Commercial property owners in Greater Victoria range from multi-national corporations to individual investors, business owner/occupiers or family estates. The commercial tenant range can be equally diverse whether it be retail, office, warehouse or industrial businesses, mom and pop operations or national chains, occupying anywhere from 500 to 50,000 square feet of space. Yet the relationships between any and all of these tenant/landlord situations can be managed successfully by one jack-of-all- (real estate) trades: the commercial property manager.
While on the surface commercial property management would seem straightforward - the lease is drawn up, a tenant moves in and runs his/her business, the landlord collects the rent each month - there are myriad operational, legal, financial and human relations details to manage on an ongoing basis. Physical management of the property alone, particularly in cases where there is a large common area in a multi-tenant building, will include everything from janitorial services to HVAC maintenance, plumbing repairs, landscaping, garbage removal and fire systems. The property manager, armed with an arsenal of service persons either in-house or contracted out, is responsible for maintaining the landlord’s real estate investment while providing the tenant with a trouble-free environment in which it may operate its business.
All of these services, of course, come at a price, in the form of operating costs, which are most usually paid by tenants in the additional rent component of their monthly rental payments. The property management fee also forms part of these costs, so although the landlord hires the property manager, it could be argued that the tenants ought to pay for the best management they can afford.

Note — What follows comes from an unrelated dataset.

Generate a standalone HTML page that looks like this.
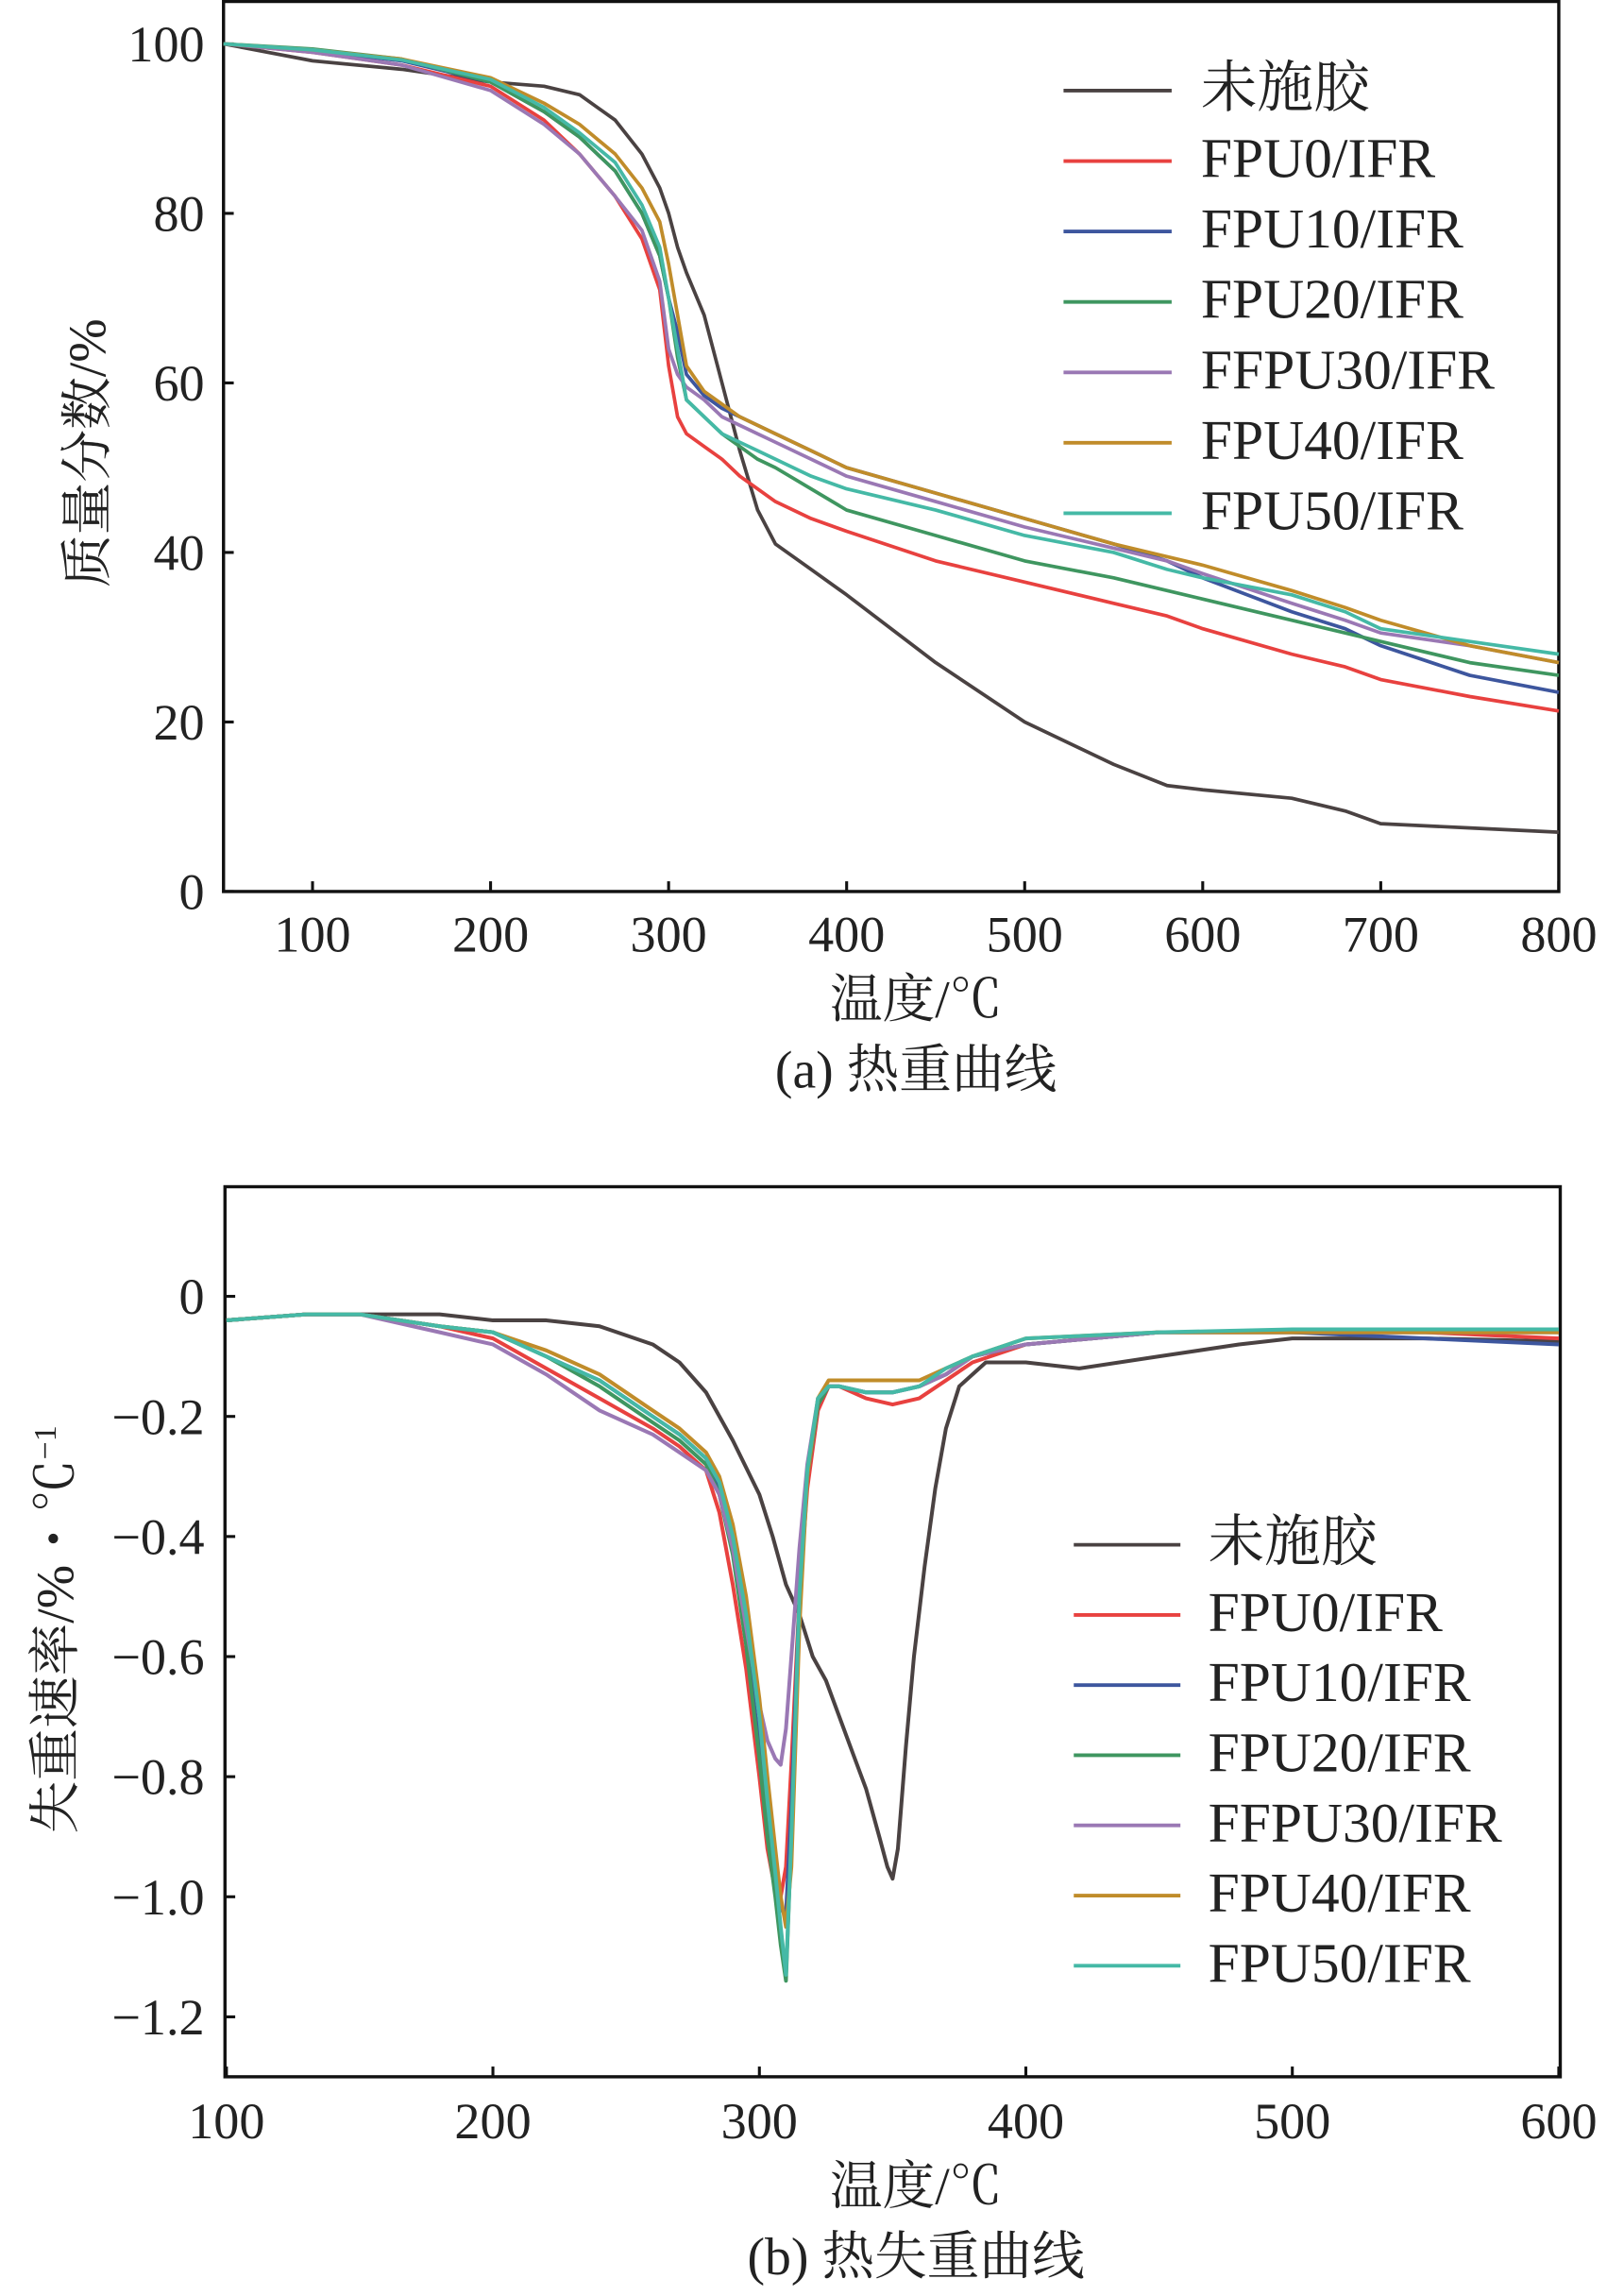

The physical management of the building is only one small part of the services normally provided by a commercial property management firm - the collection of rent, lease administration, tenant relations, compliance with safety and municipal regulations, ensuring adequate insurance is in place, regular financial reporting to the landlord, accounting, tax filing, review of annual real estate assessments and regular disbursements of cash to the building owner are a few of the other ongoing elements of commercial property management. An astute property manager, acting as an intermediary between the tenant and landlord can greatly improve the circumstances for both parties. The business owner is able to run his operation more effectively, and the property owner can realize a return on his real estate investment with minimal direct involvement or oversight.